Break out your best Marlon Brando-as-Godfather impression here: in The Age of Innocence, you do not mess with "the Family.” Each family is a sub-unit within society (see our discussion of the theme "Society and Class"), and supervises and controls the behavior of its family members. Each family has a distinct identity and a reigning matriarch or patriarch, and each family is committed to keeping the line going by marrying off various members to equally or more prestigious families.

There is no greater crime in the novel's world than bringing shame on the family name. Divorce is out of the question because it breaks up the family unit. There is something almost cult-like in the way that family members can telepathically figure out what the other family members are thinking without exchanging a word.

Questions About Family

  1. Take a look at some of the prominent families in the novel: the Archers, Mingotts, Wellands, Beauforts, and van der Luydens, to name a few. Who are the members of each family? What personality traits are associated with each family? What is the history of each family, and how does that history influence their social standing?
  2. Take a look at the relationships between family members in the novel. What kind of relationship do mothers (like Mrs. Archer and Mrs. Welland) have with their daughters? What is expected of fathers and sons, husbands and wives? How strong are the ties between extended members of the family?
  3. In families, who do you think has the most influence, the men or the women? Why? Support your response with specific incidents from the text.

Chew on This

Try on an opinion or two, start a debate, or play the devil’s advocate.
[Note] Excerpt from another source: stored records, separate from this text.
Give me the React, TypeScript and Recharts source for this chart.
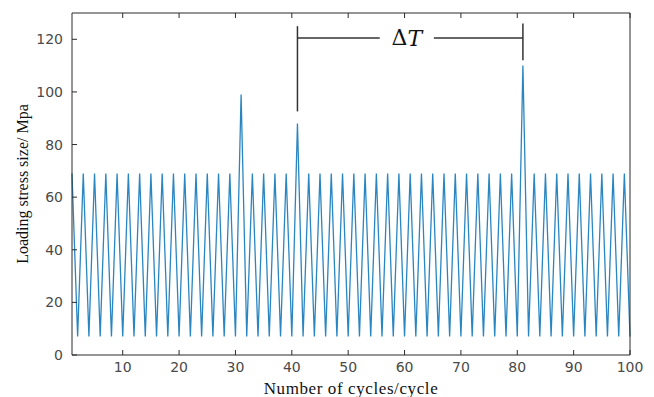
import React from "react";
import {
  LineChart,
  Line,
  XAxis,
  YAxis,
  ReferenceLine,
  ReferenceDot,
} from "recharts";

const cycles = [
  1, 2, 3, 4, 5, 6, 7, 8, 9, 10, 11, 12, 13, 14, 15, 16, 17, 18, 19, 20,
  21, 22, 23, 24, 25, 26, 27, 28, 29, 30, 31, 32, 33, 34, 35, 36, 37, 38, 39, 40,
  41, 42, 43, 44, 45, 46, 47, 48, 49, 50, 51, 52, 53, 54, 55, 56, 57, 58, 59, 60,
  61, 62, 63, 64, 65, 66, 67, 68, 69, 70, 71, 72, 73, 74, 75, 76, 77, 78, 79, 80,
  81, 82, 83, 84, 85, 86, 87, 88, 89, 90, 91, 92, 93, 94, 95, 96, 97, 98, 99, 100,
];

const stress = [
  69, 7, 69, 7, 69, 7, 69, 7, 69, 7, 69, 7, 69, 7, 69, 7, 69, 7, 69, 7,
  69, 7, 69, 7, 69, 7, 69, 7, 69, 7, 99, 7, 69, 7, 69, 7, 69, 7, 69, 7,
  88, 7, 69, 7, 69, 7, 69, 7, 69, 7, 69, 7, 69, 7, 69, 7, 69, 7, 69, 7,
  69, 7, 69, 7, 69, 7, 69, 7, 69, 7, 69, 7, 69, 7, 69, 7, 69, 7, 69, 7,
  110, 7, 69, 7, 69, 7, 69, 7, 69, 7, 69, 7, 69, 7, 69, 7, 69, 7, 69, 7,
];

const xTicks = [10, 20, 30, 40, 50, 60, 70, 80, 90, 100];
const yTicks = [0, 20, 40, 60, 80, 100, 120];

// ΔT bracket, in data units
const deltaStart = 41;
const deltaEnd = 81;
const bracketY = 120.5;
const deltaLabelX = 60.4;

const data = cycles.map((c, i) => ({ cycle: c, stress: stress[i] }));

const axisColor = "#2b2b2b";
const tickFont = { fontSize: 14, fill: "#4a4a4a", fontFamily: "DejaVu Sans" };

export default function App() {
  return (
    <div style={{ position: "absolute", left: 0, top: 0, background: "#fff" }}>
      <LineChart
        width={654}
        height={397}
        data={data}
        margin={{ top: 12, right: 23, left: 0, bottom: 0 }}
      >
        <XAxis
          xAxisId="main"
          dataKey="cycle"
          type="number"
          domain={[1, 100]}
          ticks={xTicks}
          height={42}
          tickSize={-5}
          tickMargin={12}
          tick={tickFont}
          stroke={axisColor}
          label={{
            value: "Number of cycles/cycle",
            position: "insideBottom",
            offset: 3,
            style: {
              fontFamily: "Liberation Serif",
              fontSize: 17,
              letterSpacing: 0.6,
              fill: "#111",
            },
          }}
        />
        <XAxis
          xAxisId="top"
          orientation="top"
          dataKey="cycle"
          type="number"
          domain={[1, 100]}
          ticks={xTicks}
          height={1}
          tickSize={-5}
          tickMargin={0}
          tick={{ fontSize: 1, fill: "none" }}
          tickFormatter={() => ""}
          stroke={axisColor}
        />
        <YAxis
          yAxisId="main"
          type="number"
          domain={[0, 130]}
          ticks={yTicks}
          width={72}
          tickSize={-5}
          tickMargin={14}
          tick={tickFont}
          stroke={axisColor}
          label={{
            content: (props: any) => {
              const vb = props.viewBox;
              const cy = vb.y + vb.height / 2;
              return (
                <text
                  x={22}
                  y={cy}
                  transform={`rotate(-90, 22, ${cy})`}
                  textAnchor="middle"
                  dominantBaseline="central"
                  fontFamily="Liberation Serif"
                  fontSize={16}
                  fill="#111"
                >
                  Loading stress size/ Mpa
                </text>
              );
            },
          }}
        />
        <YAxis
          yAxisId="right"
          orientation="right"
          type="number"
          domain={[0, 130]}
          ticks={yTicks}
          width={1}
          tickSize={-5}
          tickMargin={0}
          tick={{ fontSize: 1, fill: "none" }}
          tickFormatter={() => ""}
          stroke={axisColor}
        />
        <Line
          xAxisId="main"
          yAxisId="main"
          type="linear"
          dataKey="stress"
          stroke="#2a86c0"
          strokeWidth={1.3}
          dot={false}
          isAnimationActive={false}
        />
        <ReferenceLine
          xAxisId="main"
          yAxisId="main"
          segment={[
            { x: deltaStart, y: 92.6 },
            { x: deltaStart, y: 125 },
          ]}
          stroke="#333"
          strokeWidth={1.5}
        />
        <ReferenceLine
          xAxisId="main"
          yAxisId="main"
          segment={[
            { x: deltaEnd, y: 112 },
            { x: deltaEnd, y: 126 },
          ]}
          stroke="#333"
          strokeWidth={1.5}
        />
        <ReferenceLine
          xAxisId="main"
          yAxisId="main"
          segment={[
            { x: deltaStart, y: bracketY },
            { x: 55.6, y: bracketY },
          ]}
          stroke="#333"
          strokeWidth={1.5}
        />
        <ReferenceLine
          xAxisId="main"
          yAxisId="main"
          segment={[
            { x: 65.2, y: bracketY },
            { x: deltaEnd, y: bracketY },
          ]}
          stroke="#333"
          strokeWidth={1.5}
        />
        <ReferenceDot
          xAxisId="main"
          yAxisId="main"
          x={deltaLabelX}
          y={bracketY}
          r={0}
          fill="none"
          stroke="none"
          label={{
            content: (props: any) => {
              const vb = props.viewBox;
              return (
                <text
                  x={vb.x + (vb.width || 0) / 2}
                  y={vb.y + (vb.height || 0) / 2}
                  textAnchor="middle"
                  dominantBaseline="central"
                  fontFamily="DejaVu Serif"
                  fontSize={22}
                  fill="#111"
                >
                  Δ<tspan fontStyle="italic">T</tspan>
                </text>
              );
            },
          }}
        />
      </LineChart>
    </div>
  );
}
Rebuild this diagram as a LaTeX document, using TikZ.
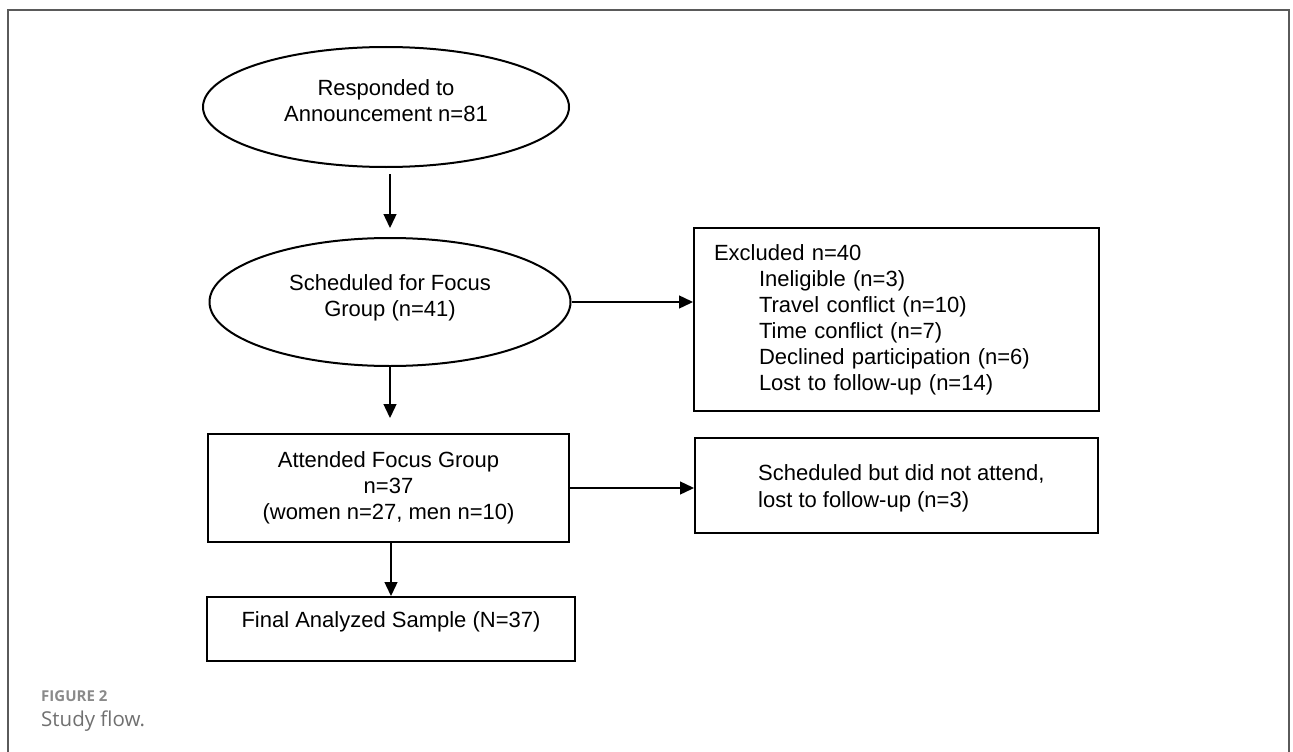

In The Age of Innocence, most of the female characters fulfill their roles as the domestic glue that keeps families together, and exert a profound influence upon the men in the family.

The Age of Innocence describes a small world where everyone knows everybody else, a society that is really just one large family. The smallness of this world is most evident from the perspective of the last chapter, which takes place thirty years after the main events of the novel.